From: Jakub Narebski <jnareb@gmail.com>
To: Derrick Stolee <stolee@gmail.com>
Cc: Derrick Stolee <dstolee@microsoft.com>,
"git\@vger.kernel.org" <git@vger.kernel.org>,
peff@peff.net, sbeller@google.com, avarab@gmail.com,
larsxschneider@gmail.com, gitster@pobox.com
Subject: Re: [PATCH v2 0/4] Lazy-load trees when reading commit-graph
Date: Wed, 11 Apr 2018 22:41:12 +0200 [thread overview]
Message-ID: <864lkh5vdj.fsf@gmail.com> (raw)
In-Reply-To: <eb861bc6-b9f0-ccaa-7cb6-abdb0d343c3d@gmail.com> (Derrick Stolee's message of "Sat, 7 Apr 2018 21:17:47 -0400")

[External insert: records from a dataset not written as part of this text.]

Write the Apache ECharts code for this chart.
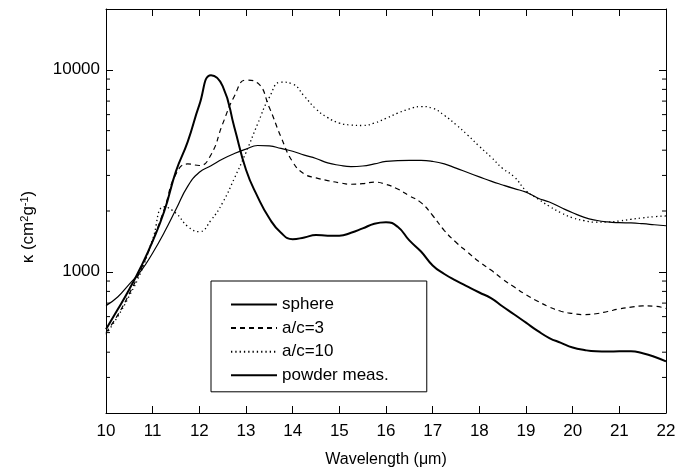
<!DOCTYPE html>
<html>
<head>
<meta charset="utf-8">
<script src="https://cdn.jsdelivr.net/npm/echarts@6/dist/echarts.min.js"></script>
<style>
html,body{margin:0;padding:0;background:#fff;}
#chart{width:691px;height:473px;}
</style>
</head>
<body>
<div id="chart"></div>
<script>
// Wavelength grid (micrometres)
const wavelength = [10,10.25,10.5,10.75,11,11.25,11.5,11.75,12,12.25,12.5,12.75,13,13.25,13.5,13.75,14,14.25,14.5,14.75,15,15.25,15.5,15.75,16,16.25,16.5,16.75,17,17.25,17.5,17.75,18,18.25,18.5,18.75,19,19.25,19.5,19.75,20,20.25,20.5,20.75,21,21.25,21.5,21.75,22];

const sphere = [520,650,820,1060,1420,2000,3150,4400,6700,9400,8300,5200,3200,2350,1840,1560,1450,1480,1520,1510,1510,1560,1640,1730,1760,1670,1430,1260,1075,975,905,845,790,740,673,615,560,510,470,445,422,410,404,403,404,404,395,380,360];

const ac3 = [500,610,780,1030,1420,2050,3050,3420,3360,3800,5400,7400,8900,8600,6500,4650,3500,3050,2920,2830,2760,2713,2730,2780,2710,2570,2380,2200,1900,1600,1400,1250,1120,1020,920,840,770,715,670,638,622,614,620,636,655,668,678,676,658];

const ac10 = [490,600,760,1000,1450,2100,1950,1680,1580,1800,2200,2900,3900,5400,7300,8700,8500,7400,6400,5800,5450,5330,5300,5450,5750,6100,6400,6580,6450,5950,5350,4750,4180,3700,3250,2950,2520,2300,2110,1960,1850,1790,1760,1765,1785,1820,1850,1875,1890];

const powder = [680,750,870,1010,1240,1570,2040,2650,3110,3350,3620,3850,4050,4220,4200,4080,3950,3780,3640,3460,3370,3320,3340,3420,3520,3550,3560,3560,3520,3420,3260,3100,2950,2810,2690,2580,2480,2320,2215,2080,1960,1860,1800,1765,1750,1745,1730,1710,1690];

const xTicks = [10,11,12,13,14,15,16,17,18,19,20,21,22];
const yLabels = [1000, 10000];
const yMinorTicks = [300,400,500,600,700,800,900,2000,3000,4000,5000,6000,7000,8000,9000];

const seriesNames = ['sphere','a/c=3','a/c=10','powder meas.'];

function pairs(vals){ return wavelength.map((w,i)=>[w, vals[i]]); }

const FONT = 'Liberation Sans, Arial, Helvetica, sans-serif';
const chart = echarts.init(document.getElementById('chart'), null, {renderer:'canvas'});

const axisLineStyle = {lineStyle:{color:'#000', width:1}};
const option = {
  animation:false,
  backgroundColor:'#fff',
  grid:{left:106, right:25, top:9, bottom:58, containLabel:false},
  graphic:[{
    type:'text', x:28, y:227, rotation:Math.PI/2,
    style:{
      text:'{n|\u03ba (cm}{s|2}{n|g}{s|-1}{n|)}',
      align:'center', verticalAlign:'middle',
      rich:{
        n:{fontFamily:FONT, fontSize:17, fill:'#000', color:'#000'},
        s:{fontFamily:FONT, fontSize:11, fill:'#000', color:'#000', verticalAlign:'top'}
      }
    }
  }],
  xAxis:[
    {type:'value', min:10, max:22, interval:1, position:'bottom',
     name:'Wavelength (\u03bcm)', nameLocation:'middle', nameGap:39,
     nameTextStyle:{fontFamily:FONT, fontSize:16, color:'#000'},
     axisLine:axisLineStyle,
     axisTick:{inside:true, length:7, lineStyle:{color:'#000'}},
     axisLabel:{fontFamily:FONT, fontSize:17, color:'#000', margin:10},
     splitLine:{show:false}},
    {type:'value', min:10, max:22, interval:1, position:'top',
     axisLine:axisLineStyle,
     axisTick:{inside:true, length:7, lineStyle:{color:'#000'}},
     axisLabel:{show:false}, splitLine:{show:false}}
  ],
  yAxis:[
    {type:'log', min:200, max:20000, position:'left',
     axisLine:axisLineStyle,
     axisTick:{inside:true, length:7, lineStyle:{color:'#000'}},
     axisLabel:{fontFamily:FONT, fontSize:17, color:'#000', margin:6,
       formatter:function(v){ const r=Math.round(v); return yLabels.indexOf(r)>=0? String(r):''; },
       showMinLabel:false, showMaxLabel:false},
     splitLine:{show:false}},
    {type:'log', min:200, max:20000, position:'right',
     axisLine:axisLineStyle,
     axisTick:{inside:true, length:7, lineStyle:{color:'#000'}},
     axisLabel:{show:false}, splitLine:{show:false}}
  ],
  legend:{
    data:seriesNames,
    orient:'vertical', left:211, top:281,
    padding:[15,38,8,19],
    itemWidth:46, itemHeight:14, itemGap:6.6,
    borderColor:'#000', borderWidth:1, backgroundColor:'#fff',
    itemStyle:{opacity:0},
    textStyle:{fontFamily:FONT, fontSize:17, color:'#000'},
    selectedMode:false
  },
  series:[
    {name:'sphere', type:'line', data:pairs(sphere), smooth:0.5, symbol:'none',
     lineStyle:{color:'#000', width:2}, itemStyle:{color:'#000'}, z:5},
    {name:'a/c=3', type:'line', data:pairs(ac3), smooth:0.5, symbol:'none',
     lineStyle:{color:'#000', width:1.2, type:[5,4]}, itemStyle:{color:'#000'}},
    {name:'a/c=10', type:'line', data:pairs(ac10), smooth:0.5, symbol:'none',
     lineStyle:{color:'#000', width:1.3, type:[1.3,3]}, itemStyle:{color:'#000'}},
    {name:'powder meas.', type:'line', data:pairs(powder), smooth:0.5, symbol:'none',
     lineStyle:{color:'#000', width:1.2}, itemStyle:{color:'#000'}},
    {name:'minorTicks', type:'custom', silent:true, clip:false, xAxisIndex:0, yAxisIndex:0,
     data:yMinorTicks.map(v=>[10, v]),
     renderItem:function(params, api){
       const pL = api.coord([10, api.value(1)]);
       const pR = api.coord([22, api.value(1)]);
       return {type:'group', children:[
         {type:'line', shape:{x1:pL[0], y1:pL[1], x2:pL[0]+4, y2:pL[1]}, style:{stroke:'#000', lineWidth:1}},
         {type:'line', shape:{x1:pR[0]-4, y1:pR[1], x2:pR[0], y2:pR[1]}, style:{stroke:'#000', lineWidth:1}}
       ]};
     }}
  ]
};
chart.setOption(option);
</script>
</body>
</html>
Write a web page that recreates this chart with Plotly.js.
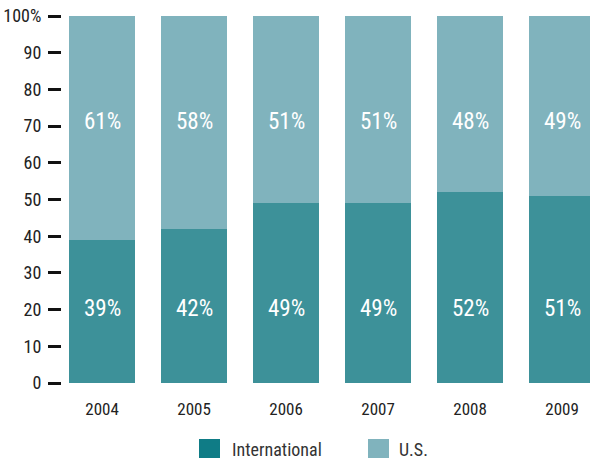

Derrick Stolee <stolee@gmail.com> writes:
> On 4/7/2018 2:40 PM, Jakub Narebski wrote:
>> Derrick Stolee <dstolee@microsoft.com> writes:
>>
>> [...]
>>> On the Linux repository, performance tests were run for the following
>>> command:
>>>
>>> git log --graph --oneline -1000
>>>
>>> Before: 0.92s
>>> After: 0.66s
>>> Rel %: -28.3%
>>>
>>> Adding '-- kernel/' to the command requires loading the root tree
>>> for every commit that is walked. There was no measureable performance
>>> change as a result of this patch.
>>
>> In the "Git Merge contributor summit notes" [1] one can read that:
>>
>>> - VSTS adds bloom filters to know which paths have changed on the commit
>>> - tree-same check in the bloom filter is fast; speeds up file history checks
>>> - if the file history is _very_ sparse, then bloom filter is useful
>>
>> Could this method speed up also the second case mentioned here? Can
>> anyone explain how this "path-changed bloom filter" works in VSTS?
>>
>
> The idea is simple: for every commit, store a Bloom filter containing
> the list of paths that are not TREESAME against the first parent. (A
> slight detail: have a max cap on the number of paths, and store simply
> "TOO_BIG" for commits with too many diffs.)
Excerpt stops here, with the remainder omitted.